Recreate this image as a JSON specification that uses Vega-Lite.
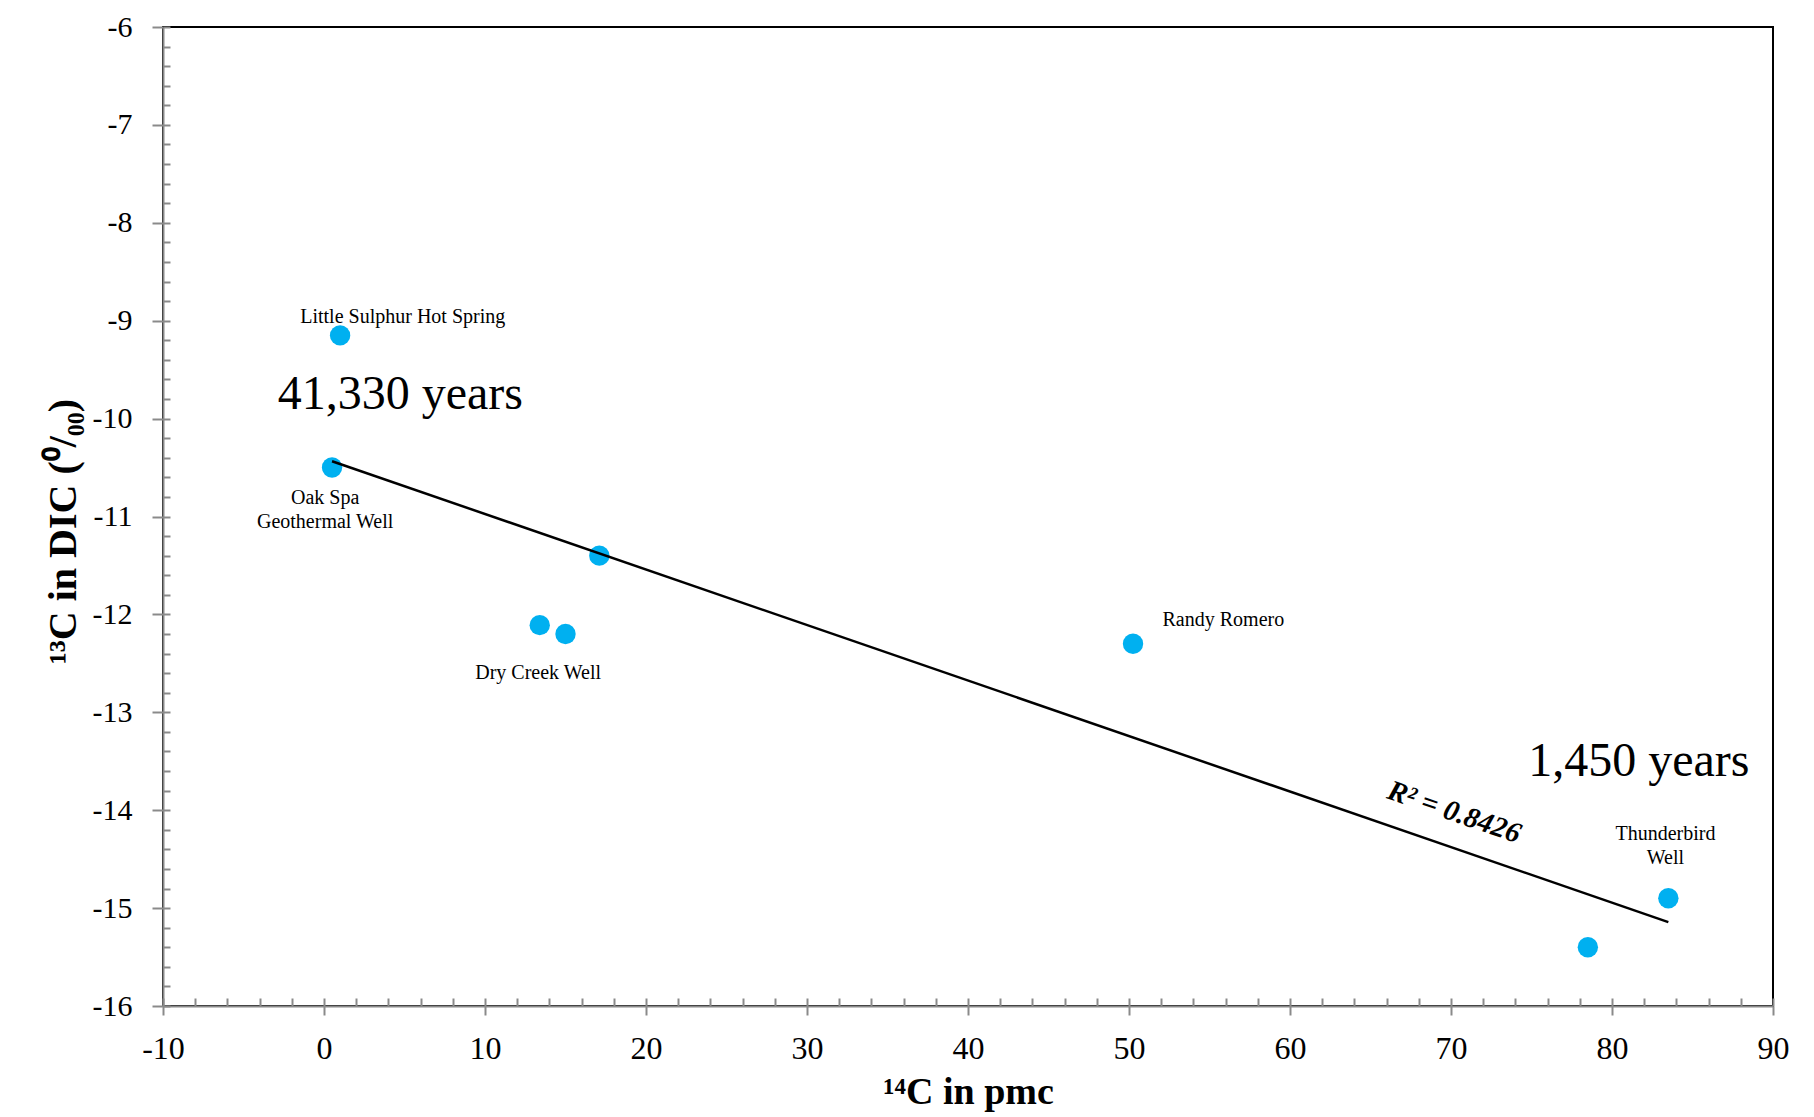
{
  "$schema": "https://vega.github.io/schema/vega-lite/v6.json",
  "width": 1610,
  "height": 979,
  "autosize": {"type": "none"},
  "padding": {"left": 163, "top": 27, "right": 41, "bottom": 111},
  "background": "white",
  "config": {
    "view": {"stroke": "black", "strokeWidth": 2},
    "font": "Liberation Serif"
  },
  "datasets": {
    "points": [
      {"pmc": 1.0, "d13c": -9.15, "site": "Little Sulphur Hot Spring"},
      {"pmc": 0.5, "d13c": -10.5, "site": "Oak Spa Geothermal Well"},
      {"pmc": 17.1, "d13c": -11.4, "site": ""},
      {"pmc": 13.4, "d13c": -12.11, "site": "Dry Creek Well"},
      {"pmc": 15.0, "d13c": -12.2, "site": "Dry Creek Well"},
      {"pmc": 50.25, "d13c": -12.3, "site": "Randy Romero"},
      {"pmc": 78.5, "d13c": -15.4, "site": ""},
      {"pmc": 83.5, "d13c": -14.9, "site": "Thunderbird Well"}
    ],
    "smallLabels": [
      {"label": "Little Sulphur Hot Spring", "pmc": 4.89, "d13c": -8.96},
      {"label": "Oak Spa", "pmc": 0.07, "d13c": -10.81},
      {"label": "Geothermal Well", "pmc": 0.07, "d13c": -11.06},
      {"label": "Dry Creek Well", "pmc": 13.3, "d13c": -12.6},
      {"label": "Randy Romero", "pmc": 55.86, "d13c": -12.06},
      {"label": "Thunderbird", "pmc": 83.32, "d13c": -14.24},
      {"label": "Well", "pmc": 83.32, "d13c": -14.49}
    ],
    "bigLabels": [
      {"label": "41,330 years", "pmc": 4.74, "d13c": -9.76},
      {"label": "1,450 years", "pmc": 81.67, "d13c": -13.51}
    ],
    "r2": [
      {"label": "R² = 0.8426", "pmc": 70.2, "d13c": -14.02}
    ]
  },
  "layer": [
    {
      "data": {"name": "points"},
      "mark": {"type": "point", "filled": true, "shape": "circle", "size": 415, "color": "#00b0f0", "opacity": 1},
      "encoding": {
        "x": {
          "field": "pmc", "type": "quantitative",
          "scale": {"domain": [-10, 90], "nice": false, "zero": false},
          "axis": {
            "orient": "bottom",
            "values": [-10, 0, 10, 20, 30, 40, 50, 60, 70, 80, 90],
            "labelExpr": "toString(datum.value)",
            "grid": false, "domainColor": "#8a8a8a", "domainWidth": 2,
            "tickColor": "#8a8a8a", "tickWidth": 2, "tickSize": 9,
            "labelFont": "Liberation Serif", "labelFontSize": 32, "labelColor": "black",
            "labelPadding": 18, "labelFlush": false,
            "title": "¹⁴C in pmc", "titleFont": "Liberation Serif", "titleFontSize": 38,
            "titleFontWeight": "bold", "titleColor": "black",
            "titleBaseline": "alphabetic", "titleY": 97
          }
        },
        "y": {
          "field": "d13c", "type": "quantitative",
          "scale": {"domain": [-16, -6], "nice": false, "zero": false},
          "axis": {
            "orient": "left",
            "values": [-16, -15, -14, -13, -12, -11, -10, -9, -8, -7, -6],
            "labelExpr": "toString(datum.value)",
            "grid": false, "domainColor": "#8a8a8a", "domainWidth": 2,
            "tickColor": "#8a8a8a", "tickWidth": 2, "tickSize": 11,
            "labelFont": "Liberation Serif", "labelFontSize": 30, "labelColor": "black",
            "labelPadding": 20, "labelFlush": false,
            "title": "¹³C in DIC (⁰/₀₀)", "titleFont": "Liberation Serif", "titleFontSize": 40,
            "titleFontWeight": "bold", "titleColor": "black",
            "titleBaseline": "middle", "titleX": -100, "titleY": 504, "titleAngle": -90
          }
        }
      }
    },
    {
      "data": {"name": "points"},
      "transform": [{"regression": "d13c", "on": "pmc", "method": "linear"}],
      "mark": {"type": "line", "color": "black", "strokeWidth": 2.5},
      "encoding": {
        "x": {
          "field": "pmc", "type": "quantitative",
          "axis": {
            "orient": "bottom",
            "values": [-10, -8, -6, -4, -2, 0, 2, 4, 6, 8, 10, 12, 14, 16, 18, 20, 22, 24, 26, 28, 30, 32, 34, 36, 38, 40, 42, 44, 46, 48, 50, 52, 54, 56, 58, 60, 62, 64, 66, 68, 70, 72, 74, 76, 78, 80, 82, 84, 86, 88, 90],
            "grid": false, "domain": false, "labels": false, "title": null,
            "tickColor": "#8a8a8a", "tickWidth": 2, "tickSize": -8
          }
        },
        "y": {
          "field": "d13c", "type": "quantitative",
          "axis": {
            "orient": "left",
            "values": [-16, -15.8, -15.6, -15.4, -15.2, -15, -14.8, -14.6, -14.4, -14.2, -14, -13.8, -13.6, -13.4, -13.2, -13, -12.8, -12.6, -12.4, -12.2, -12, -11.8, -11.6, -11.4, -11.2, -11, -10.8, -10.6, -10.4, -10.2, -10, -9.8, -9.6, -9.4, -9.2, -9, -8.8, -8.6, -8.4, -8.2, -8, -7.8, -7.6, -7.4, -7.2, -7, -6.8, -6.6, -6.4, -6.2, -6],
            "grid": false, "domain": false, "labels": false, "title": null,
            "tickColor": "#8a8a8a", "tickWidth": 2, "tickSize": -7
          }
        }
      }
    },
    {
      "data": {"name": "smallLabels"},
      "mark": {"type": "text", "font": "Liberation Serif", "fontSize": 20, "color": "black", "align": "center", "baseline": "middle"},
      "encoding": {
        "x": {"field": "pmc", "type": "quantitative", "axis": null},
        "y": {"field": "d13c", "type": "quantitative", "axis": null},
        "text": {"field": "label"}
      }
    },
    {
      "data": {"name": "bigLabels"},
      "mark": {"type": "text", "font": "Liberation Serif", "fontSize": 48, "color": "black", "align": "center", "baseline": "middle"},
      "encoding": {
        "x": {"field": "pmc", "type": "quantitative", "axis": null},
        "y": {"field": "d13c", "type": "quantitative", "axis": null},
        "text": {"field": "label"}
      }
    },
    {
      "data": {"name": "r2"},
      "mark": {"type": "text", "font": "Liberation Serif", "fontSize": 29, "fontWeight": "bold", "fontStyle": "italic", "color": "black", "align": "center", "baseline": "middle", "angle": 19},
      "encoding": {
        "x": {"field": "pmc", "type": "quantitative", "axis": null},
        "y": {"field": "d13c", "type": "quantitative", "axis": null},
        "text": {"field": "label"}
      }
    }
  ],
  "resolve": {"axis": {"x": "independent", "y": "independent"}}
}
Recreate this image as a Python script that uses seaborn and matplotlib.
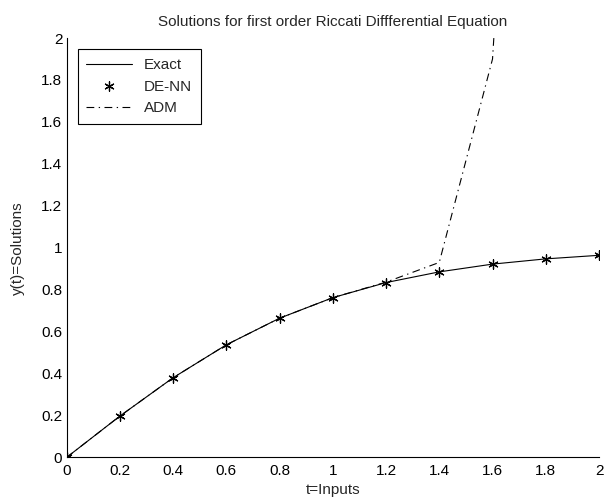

----

» Work to be completed: Do not include the images; transcribe the rest of the listing exactly.

» Answer to the exercise:
Recreate this image as a JSON specification that uses Vega-Lite.
{
  "$schema": "https://vega.github.io/schema/vega-lite/v6.json",
  "width": 1610,
  "height": 979,
  "autosize": {"type": "none"},
  "padding": {"left": 163, "top": 27, "right": 41, "bottom": 111},
  "background": "white",
  "config": {
    "view": {"stroke": "black", "strokeWidth": 2},
    "font": "Liberation Serif"
  },
  "datasets": {
    "points": [
      {"pmc": 1.0, "d13c": -9.15, "site": "Little Sulphur Hot Spring"},
      {"pmc": 0.5, "d13c": -10.5, "site": "Oak Spa Geothermal Well"},
      {"pmc": 17.1, "d13c": -11.4, "site": ""},
      {"pmc": 13.4, "d13c": -12.11, "site": "Dry Creek Well"},
      {"pmc": 15.0, "d13c": -12.2, "site": "Dry Creek Well"},
      {"pmc": 50.25, "d13c": -12.3, "site": "Randy Romero"},
      {"pmc": 78.5, "d13c": -15.4, "site": ""},
      {"pmc": 83.5, "d13c": -14.9, "site": "Thunderbird Well"}
    ],
    "smallLabels": [
      {"label": "Little Sulphur Hot Spring", "pmc": 4.89, "d13c": -8.96},
      {"label": "Oak Spa", "pmc": 0.07, "d13c": -10.81},
      {"label": "Geothermal Well", "pmc": 0.07, "d13c": -11.06},
      {"label": "Dry Creek Well", "pmc": 13.3, "d13c": -12.6},
      {"label": "Randy Romero", "pmc": 55.86, "d13c": -12.06},
      {"label": "Thunderbird", "pmc": 83.32, "d13c": -14.24},
      {"label": "Well", "pmc": 83.32, "d13c": -14.49}
    ],
    "bigLabels": [
      {"label": "41,330 years", "pmc": 4.74, "d13c": -9.76},
      {"label": "1,450 years", "pmc": 81.67, "d13c": -13.51}
    ],
    "r2": [
      {"label": "R² = 0.8426", "pmc": 70.2, "d13c": -14.02}
    ]
  },
  "layer": [
    {
      "data": {"name": "points"},
      "mark": {"type": "point", "filled": true, "shape": "circle", "size": 415, "color": "#00b0f0", "opacity": 1},
      "encoding": {
        "x": {
          "field": "pmc", "type": "quantitative",
          "scale": {"domain": [-10, 90], "nice": false, "zero": false},
          "axis": {
            "orient": "bottom",
            "values": [-10, 0, 10, 20, 30, 40, 50, 60, 70, 80, 90],
            "labelExpr": "toString(datum.value)",
            "grid": false, "domainColor": "#8a8a8a", "domainWidth": 2,
            "tickColor": "#8a8a8a", "tickWidth": 2, "tickSize": 9,
            "labelFont": "Liberation Serif", "labelFontSize": 32, "labelColor": "black",
            "labelPadding": 18, "labelFlush": false,
            "title": "¹⁴C in pmc", "titleFont": "Liberation Serif", "titleFontSize": 38,
            "titleFontWeight": "bold", "titleColor": "black",
            "titleBaseline": "alphabetic", "titleY": 97
          }
        },
        "y": {
          "field": "d13c", "type": "quantitative",
          "scale": {"domain": [-16, -6], "nice": false, "zero": false},
          "axis": {
            "orient": "left",
            "values": [-16, -15, -14, -13, -12, -11, -10, -9, -8, -7, -6],
            "labelExpr": "toString(datum.value)",
            "grid": false, "domainColor": "#8a8a8a", "domainWidth": 2,
            "tickColor": "#8a8a8a", "tickWidth": 2, "tickSize": 11,
            "labelFont": "Liberation Serif", "labelFontSize": 30, "labelColor": "black",
            "labelPadding": 20, "labelFlush": false,
            "title": "¹³C in DIC (⁰/₀₀)", "titleFont": "Liberation Serif", "titleFontSize": 40,
            "titleFontWeight": "bold", "titleColor": "black",
            "titleBaseline": "middle", "titleX": -100, "titleY": 504, "titleAngle": -90
          }
        }
      }
    },
    {
      "data": {"name": "points"},
      "transform": [{"regression": "d13c", "on": "pmc", "method": "linear"}],
      "mark": {"type": "line", "color": "black", "strokeWidth": 2.5},
      "encoding": {
        "x": {
          "field": "pmc", "type": "quantitative",
          "axis": {
            "orient": "bottom",
            "values": [-10, -8, -6, -4, -2, 0, 2, 4, 6, 8, 10, 12, 14, 16, 18, 20, 22, 24, 26, 28, 30, 32, 34, 36, 38, 40, 42, 44, 46, 48, 50, 52, 54, 56, 58, 60, 62, 64, 66, 68, 70, 72, 74, 76, 78, 80, 82, 84, 86, 88, 90],
            "grid": false, "domain": false, "labels": false, "title": null,
            "tickColor": "#8a8a8a", "tickWidth": 2, "tickSize": -8
          }
        },
        "y": {
          "field": "d13c", "type": "quantitative",
          "axis": {
            "orient": "left",
            "values": [-16, -15.8, -15.6, -15.4, -15.2, -15, -14.8, -14.6, -14.4, -14.2, -14, -13.8, -13.6, -13.4, -13.2, -13, -12.8, -12.6, -12.4, -12.2, -12, -11.8, -11.6, -11.4, -11.2, -11, -10.8, -10.6, -10.4, -10.2, -10, -9.8, -9.6, -9.4, -9.2, -9, -8.8, -8.6, -8.4, -8.2, -8, -7.8, -7.6, -7.4, -7.2, -7, -6.8, -6.6, -6.4, -6.2, -6],
            "grid": false, "domain": false, "labels": false, "title": null,
            "tickColor": "#8a8a8a", "tickWidth": 2, "tickSize": -7
          }
        }
      }
    },
    {
      "data": {"name": "smallLabels"},
      "mark": {"type": "text", "font": "Liberation Serif", "fontSize": 20, "color": "black", "align": "center", "baseline": "middle"},
      "encoding": {
        "x": {"field": "pmc", "type": "quantitative", "axis": null},
        "y": {"field": "d13c", "type": "quantitative", "axis": null},
        "text": {"field": "label"}
      }
    },
    {
      "data": {"name": "bigLabels"},
      "mark": {"type": "text", "font": "Liberation Serif", "fontSize": 48, "color": "black", "align": "center", "baseline": "middle"},
      "encoding": {
        "x": {"field": "pmc", "type": "quantitative", "axis": null},
        "y": {"field": "d13c", "type": "quantitative", "axis": null},
        "text": {"field": "label"}
      }
    },
    {
      "data": {"name": "r2"},
      "mark": {"type": "text", "font": "Liberation Serif", "fontSize": 29, "fontWeight": "bold", "fontStyle": "italic", "color": "black", "align": "center", "baseline": "middle", "angle": 19},
      "encoding": {
        "x": {"field": "pmc", "type": "quantitative", "axis": null},
        "y": {"field": "d13c", "type": "quantitative", "axis": null},
        "text": {"field": "label"}
      }
    }
  ],
  "resolve": {"axis": {"x": "independent", "y": "independent"}}
}
Recreate this image as a Python script that uses seaborn and matplotlib.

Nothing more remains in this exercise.